Na verdade, muito temos a oferecer ao Nordeste e ao Brasil. Basta
que se considere que, das cinco matérias primas básicas ao processo de
desenvolvimento industrial, temos o sal, o calcário e, provavelmente, o
petróleo que, há vários meses forra em plena cidade aguardando uma
definição, em termos comerciais, da Petrobrás que estuda o assunto com o
maior interesse. O fato revela-se como sinal altamente promissor da
presença de óleo em nossa bacia sedimentar. Temos, além disto, uma
reserva inesgotável de gipsita, aguardando uma unidade industrial
produtora de ácido sulfúrico, deixando o cimento “Portland” como
subproduto.
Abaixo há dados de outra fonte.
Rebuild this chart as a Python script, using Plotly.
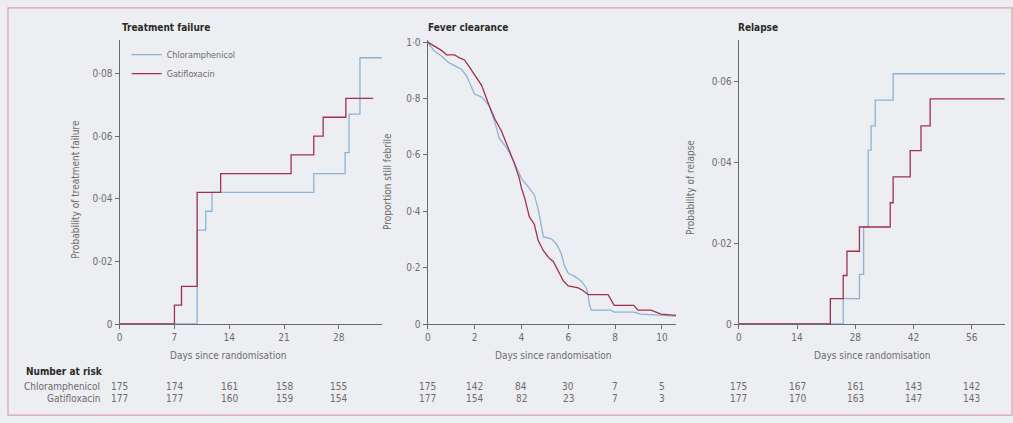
import plotly.graph_objects as go

# ---------------- data ----------------
# Treatment failure (cumulative probability, step curves)
tf_chl_days = [0, 9.9, 11.0, 11.8, 24.8, 28.8, 29.3, 30.7, 33.5]
tf_chl_prob = [0, 0.030, 0.036, 0.042, 0.048, 0.0547, 0.067, 0.085, 0.085]
tf_gat_days = [0, 7.0, 7.9, 9.9, 12.9, 21.9, 24.8, 26.0, 28.9, 32.4]
tf_gat_prob = [0, 0.006, 0.012, 0.042, 0.048, 0.054, 0.060, 0.066, 0.072, 0.072]

# Fever clearance (proportion still febrile)
fc_chl_days = [0, 0.26, 0.6, 0.9, 1.15, 1.45, 1.66, 1.87, 2.0, 2.3, 2.6, 2.85, 3.05,
               3.45, 3.7, 4.0, 4.3, 4.55, 4.72, 4.85, 4.94, 5.28, 5.49, 5.7, 5.83,
               6.0, 6.26, 6.55, 6.77, 6.85, 6.9, 6.98, 7.83, 7.96, 8.8, 9.1, 9.96, 10.6]
fc_chl_prop = [1.0, 0.97, 0.95, 0.927, 0.917, 0.903, 0.88, 0.84, 0.816, 0.805, 0.778,
               0.72, 0.66, 0.615, 0.57, 0.517, 0.486, 0.458, 0.406, 0.347, 0.309,
               0.302, 0.285, 0.25, 0.208, 0.18, 0.17, 0.153, 0.128, 0.104, 0.069,
               0.049, 0.049, 0.042, 0.042, 0.035, 0.031, 0.028]
fc_gat_days = [0, 0.26, 0.6, 0.8, 1.15, 1.36, 1.57, 1.74, 2.0, 2.3, 2.6, 2.85, 3.15,
               3.45, 3.7, 3.91, 4.0, 4.13, 4.34, 4.55, 4.72, 4.94, 5.19, 5.36, 5.57,
               5.79, 6.0, 6.43, 6.64, 6.85, 7.7, 7.83, 7.96, 8.8, 8.98, 9.53, 9.96, 10.6]
fc_gat_prop = [1.0, 0.986, 0.97, 0.955, 0.955, 0.944, 0.937, 0.917, 0.885, 0.847,
               0.78, 0.73, 0.684, 0.62, 0.57, 0.517, 0.483, 0.45, 0.38, 0.354, 0.295,
               0.26, 0.233, 0.222, 0.19, 0.153, 0.135, 0.128, 0.118, 0.104, 0.104,
               0.083, 0.066, 0.066, 0.049, 0.049, 0.035, 0.031]

# Relapse (cumulative probability, step curves)
rel_chl_days = [0, 25.1, 29.0, 30.0, 31.1, 31.8, 32.8, 37.1, 64.5]
rel_chl_prob = [0, 0.0063, 0.0123, 0.024, 0.043, 0.049, 0.0554, 0.0619, 0.0619]
rel_gat_days = [0, 22.0, 25.1, 26.0, 29.0, 36.4, 37.1, 41.2, 43.8, 46.0, 63.9]
rel_gat_prob = [0, 0.0063, 0.012, 0.018, 0.024, 0.030, 0.0364, 0.0429, 0.049, 0.0557, 0.0557]

# Number at risk
risk_tf_days = [0, 7, 14, 21, 28]
risk_tf_chl = [175, 174, 161, 158, 155]
risk_tf_gat = [177, 177, 160, 159, 154]
risk_fc_days = [0, 2, 4, 6, 8, 10]
risk_fc_chl = [175, 142, 84, 30, 7, 5]
risk_fc_gat = [177, 154, 82, 23, 7, 3]
risk_rel_days = [0, 14, 28, 42, 56]
risk_rel_chl = [175, 167, 161, 143, 142]
risk_rel_gat = [177, 170, 163, 147, 143]

# tick labels
tf_yticks = [0, 0.02, 0.04, 0.06, 0.08]
tf_ylabels = ["0", "0·02", "0·04", "0·06", "0·08"]
fc_yticks = [0, 0.2, 0.4, 0.6, 0.8, 1.0]
fc_ylabels = ["0", "0·2", "0·4", "0·6", "0·8", "1·0"]
rel_yticks = [0, 0.02, 0.04, 0.06]
rel_ylabels = ["0", "0·02", "0·04", "0·06"]

# ---------------- style ----------------
W, H = 1013, 423
BLUE = "#8cb2d8"
RED = "#a3304c"
AX = "#6a6a6a"
TXT = "#6c6c6c"
FONT = "Liberation Sans Narrow, DejaVu Sans Condensed, Open Sans, sans-serif"
BG = "#eceef1"

def px(x):
    return x / W

def py(y):
    return 1 - y / H

fig = go.Figure()

fig.add_trace(go.Scatter(x=tf_chl_days, y=tf_chl_prob, mode="lines", line=dict(color=BLUE, width=1.3, shape="hv"),
                         name="Chloramphenicol", xaxis="x", yaxis="y"))
fig.add_trace(go.Scatter(x=tf_gat_days, y=tf_gat_prob, mode="lines", line=dict(color=RED, width=1.3, shape="hv"),
                         name="Gatifloxacin", xaxis="x", yaxis="y"))
fig.add_trace(go.Scatter(x=fc_chl_days, y=fc_chl_prop, mode="lines", line=dict(color=BLUE, width=1.3),
                         name="Chloramphenicol", xaxis="x2", yaxis="y2", showlegend=False))
fig.add_trace(go.Scatter(x=fc_gat_days, y=fc_gat_prop, mode="lines", line=dict(color=RED, width=1.3),
                         name="Gatifloxacin", xaxis="x2", yaxis="y2", showlegend=False))
fig.add_trace(go.Scatter(x=rel_chl_days, y=rel_chl_prob, mode="lines", line=dict(color=BLUE, width=1.3, shape="hv"),
                         name="Chloramphenicol", xaxis="x3", yaxis="y3", showlegend=False))
fig.add_trace(go.Scatter(x=rel_gat_days, y=rel_gat_prob, mode="lines", line=dict(color=RED, width=1.3, shape="hv"),
                         name="Gatifloxacin", xaxis="x3", yaxis="y3", showlegend=False))

ydom = [py(328), py(38)]
axis_common = dict(showgrid=False, zeroline=False, showline=True, linecolor=AX, linewidth=1.3,
                   ticks="outside", ticklen=4, tickcolor=AX, tickfont=dict(family=FONT, size=10, color=TXT))

fig.update_layout(
    width=W, height=H,
    margin=dict(l=0, r=0, t=0, b=0),
    paper_bgcolor=BG, plot_bgcolor=BG,
    font=dict(family=FONT, color=TXT),
    showlegend=True,
    legend=dict(x=px(124), y=py(38), xanchor="left", yanchor="top", bgcolor="rgba(0,0,0,0)",
                font=dict(family=FONT, size=9, color=TXT), tracegroupgap=0, itemwidth=30),
    xaxis=dict(domain=[px(117), px(380)], range=[0, 33.5], tickvals=risk_tf_days, anchor="y", **axis_common),
    yaxis=dict(domain=ydom, range=[0, 0.0906], tickvals=tf_yticks, ticktext=tf_ylabels, anchor="x", **axis_common),
    xaxis2=dict(domain=[px(426), px(675)], range=[0, 10.6], tickvals=risk_fc_days, anchor="y2", **axis_common),
    yaxis2=dict(domain=ydom, range=[0, 1.007], tickvals=fc_yticks, ticktext=fc_ylabels, anchor="x2", **axis_common),
    xaxis3=dict(domain=[px(738), px(1005)], range=[0, 64], tickvals=risk_rel_days, anchor="y3", **axis_common),
    yaxis3=dict(domain=ydom, range=[0, 0.0702], tickvals=rel_yticks, ticktext=rel_ylabels, anchor="x3", **axis_common),
)

ann = []
# panel titles
for xp, t in [(117, "Treatment failure"), (424, "Fever clearance"), (735, "Relapse")]:
    ann.append(dict(x=px(xp), y=py(25), xref="paper", yref="paper", text="<b>%s</b>" % t, showarrow=False,
                    xanchor="left", yanchor="middle", font=dict(family=FONT, size=10, color="#2a2a2a")))
# x axis titles
for xp in [226, 552, 872]:
    ann.append(dict(x=px(xp), y=py(360), xref="paper", yref="paper", text="Days since randomisation",
                    showarrow=False, xanchor="center", yanchor="middle", font=dict(family=FONT, size=10, color=TXT)))
# y axis titles
for xp, yp, t in [(73, 190, "Probability of treatment failure"), (385, 182, "Proportion still febrile"),
                  (689, 188, "Probability of relapse")]:
    ann.append(dict(x=px(xp), y=py(yp), xref="paper", yref="paper", text=t, textangle=-90, showarrow=False,
                    xanchor="center", yanchor="middle", font=dict(family=FONT, size=10, color=TXT)))
# number at risk
ann.append(dict(x=px(21), y=py(376), xref="paper", yref="paper", text="<b>Number at risk</b>", showarrow=False,
                xanchor="left", yanchor="middle", font=dict(family=FONT, size=10, color="#2a2a2a")))
for yp, t in [(392, "Chloramphenicol"), (404, "Gatifloxacin")]:
    ann.append(dict(x=px(99), y=py(yp), xref="paper", yref="paper", text=t, showarrow=False,
                    xanchor="right", yanchor="middle", font=dict(family=FONT, size=10, color=TXT)))
for xr, days, chl, gat in [("x", risk_tf_days, risk_tf_chl, risk_tf_gat),
                           ("x2", risk_fc_days, risk_fc_chl, risk_fc_gat),
                           ("x3", risk_rel_days, risk_rel_chl, risk_rel_gat)]:
    for d, c, g in zip(days, chl, gat):
        ann.append(dict(x=d, y=py(392), xref=xr, yref="paper", text=str(c), showarrow=False,
                        xanchor="center", yanchor="middle", font=dict(family=FONT, size=10, color=TXT)))
        ann.append(dict(x=d, y=py(404), xref=xr, yref="paper", text=str(g), showarrow=False,
                        xanchor="center", yanchor="middle", font=dict(family=FONT, size=10, color=TXT)))
fig.update_layout(annotations=ann)

# figure frame
fig.add_shape(type="rect", xref="paper", yref="paper", x0=px(5), y0=py(421), x1=px(1012), y1=py(5),
              line=dict(color="#d6a3ad", width=1.2), fillcolor="rgba(0,0,0,0)", layer="below")

fig.write_html("out.html", config={"displayModeBar": False},
               post_script="document.body.style.margin='0';document.body.style.overflow='hidden';")
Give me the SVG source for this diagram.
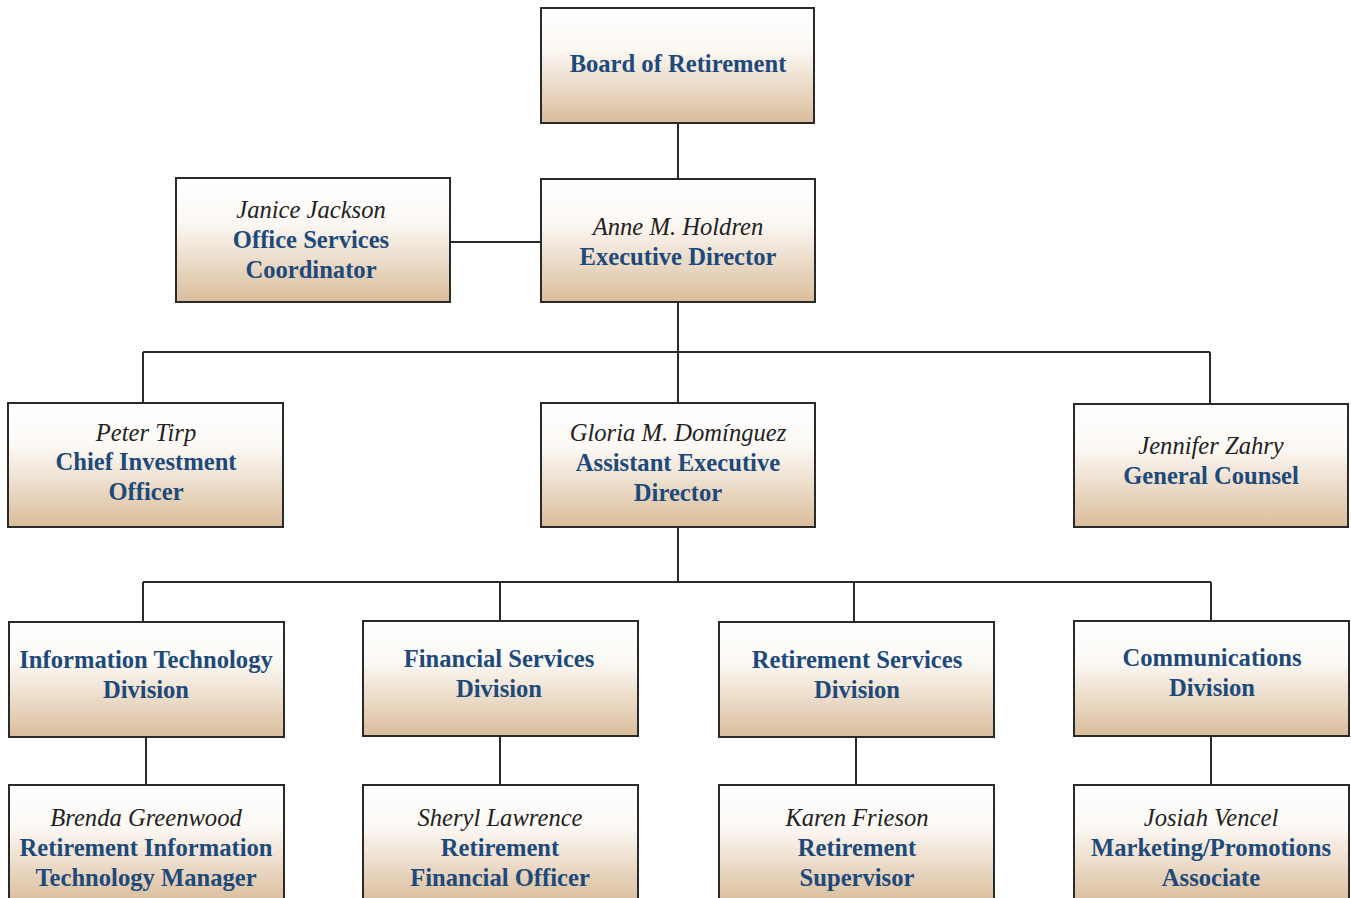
<svg xmlns="http://www.w3.org/2000/svg" width="1351" height="898" viewBox="0 0 1351 898">
<defs>
<linearGradient id="g" x1="0" y1="0" x2="0" y2="1">
<stop offset="0" stop-color="#ffffff"/>
<stop offset="0.35" stop-color="#fcf9f5"/>
<stop offset="1" stop-color="#dabd9b"/>
</linearGradient>
<style>
.box{fill:url(#g);stroke:#2a2a2a;stroke-width:2}
.t{font-family:"Liberation Serif","Times New Roman",serif;font-size:24.6px;text-anchor:middle}
.n{font-style:italic;fill:#222222}
.b{font-weight:bold;fill:#1d4a7b}
.c{stroke:#2a2a2a;stroke-width:2;fill:none}
</style>
</defs>
<rect width="1351" height="898" fill="#ffffff"/>
<g id="connectors" class="c">
<path d="M678 123V179"/>
<path d="M450 242H541"/>
<path d="M678 302V352M143 352H1210M143 352V403M678 352V403M1210 352V404"/>
<path d="M678 527V582M143 582H1211M143 582V622M500 582V621M854 582V622M1211 582V621"/>
<path d="M146 737V785M500 736V785M856 737V785M1211 736V785"/>
</g>
<g id="board"><rect class="box" x="541" y="8" width="273" height="115"/>
<text class="t b" x="678" y="72">Board of Retirement</text></g>
<g id="janice"><rect class="box" x="176" y="178" width="274" height="124"/>
<text class="t n" x="311" y="218">Janice Jackson</text>
<text class="t b" x="311" y="248">Office Services</text>
<text class="t b" x="311" y="278">Coordinator</text></g>
<g id="anne"><rect class="box" x="541" y="179" width="274" height="123"/>
<text class="t n" x="678" y="235">Anne M. Holdren</text>
<text class="t b" x="678" y="265">Executive Director</text></g>
<g id="peter"><rect class="box" x="8" y="403" width="275" height="124"/>
<text class="t n" x="146" y="441">Peter Tirp</text>
<text class="t b" x="146" y="470">Chief Investment</text>
<text class="t b" x="146" y="500">Officer</text></g>
<g id="gloria"><rect class="box" x="541" y="403" width="274" height="124"/>
<text class="t n" x="678" y="441">Gloria M. Domínguez</text>
<text class="t b" x="678" y="471">Assistant Executive</text>
<text class="t b" x="678" y="501">Director</text></g>
<g id="jennifer"><rect class="box" x="1074" y="404" width="274" height="123"/>
<text class="t n" x="1211" y="454">Jennifer Zahry</text>
<text class="t b" x="1211" y="484">General Counsel</text></g>
<g id="it"><rect class="box" x="9" y="622" width="275" height="115"/>
<text class="t b" x="146" y="668">Information Technology</text>
<text class="t b" x="146" y="698">Division</text></g>
<g id="financial"><rect class="box" x="363" y="621" width="275" height="115"/>
<text class="t b" x="499" y="667">Financial Services</text>
<text class="t b" x="499" y="697">Division</text></g>
<g id="retirement"><rect class="box" x="719" y="622" width="275" height="115"/>
<text class="t b" x="857" y="668">Retirement Services</text>
<text class="t b" x="857" y="698">Division</text></g>
<g id="communications"><rect class="box" x="1074" y="621" width="275" height="115"/>
<text class="t b" x="1212" y="666">Communications</text>
<text class="t b" x="1212" y="696">Division</text></g>
<g id="brenda"><rect class="box" x="9" y="785" width="275" height="118"/>
<text class="t n" x="146" y="826">Brenda Greenwood</text>
<text class="t b" x="146" y="856">Retirement Information</text>
<text class="t b" x="146" y="886">Technology Manager</text></g>
<g id="sheryl"><rect class="box" x="363" y="785" width="275" height="118"/>
<text class="t n" x="500" y="826">Sheryl Lawrence</text>
<text class="t b" x="500" y="856">Retirement</text>
<text class="t b" x="500" y="886">Financial Officer</text></g>
<g id="karen"><rect class="box" x="719" y="785" width="275" height="118"/>
<text class="t n" x="857" y="826">Karen Frieson</text>
<text class="t b" x="857" y="856">Retirement</text>
<text class="t b" x="857" y="886">Supervisor</text></g>
<g id="josiah"><rect class="box" x="1074" y="785" width="275" height="118"/>
<text class="t n" x="1211" y="826">Josiah Vencel</text>
<text class="t b" x="1211" y="856">Marketing/Promotions</text>
<text class="t b" x="1211" y="886">Associate</text></g>
</svg>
Toda uma linha de produção industrial da mais nobre aguarda
os incentivos do Poder Público para que se transforme nossa abundante
matéria prima em riqueza para o país.
E a drenagem que antevemos próxima, está ligada a preocupações
orientadas para o fortalecimento de nossa estrutura agrária e
valorização de nossos recursos humanos.
Com esse objetivo, já criamos quatro faculdades de nível superior,
inclusive a Escola Superior de Agricultura, uma das mais bem instaladas e
equipadas do país, graças aos recursos aprovados pelo Instituto
Nacional de desenvolvimento Agrário, que, além disto, promove no momento
a eletrificação dos vales do Assú e Apodi, incrementa as cooperativas
agropastoris e parte para a implantação de usina de pasteurização de
leite, um matadouro industrial, nesta cidade, e do seu Distrito
Industrial.
Dispondo assim, de tantas condições favoráveis, em que se podem
incluir um hotel de primeira categoria, estância hidromineral a ser
explorada e sistema viário asfaltado, ligando-a a centros como Fortaleza
e Natal até 1970, a cidade de Mossoró tem de fato excelentes
perspectivas à sua frente.
Temos absoluta confiança no futuro, por acreditar que, conforme já
manifestou o atual Superintendente da SUDENE, homem equilibrado, justo e
patriota, uma reformulação dos antigos critérios do órgão possa
eliminar as negativas contradições de nosso desenvolvimento.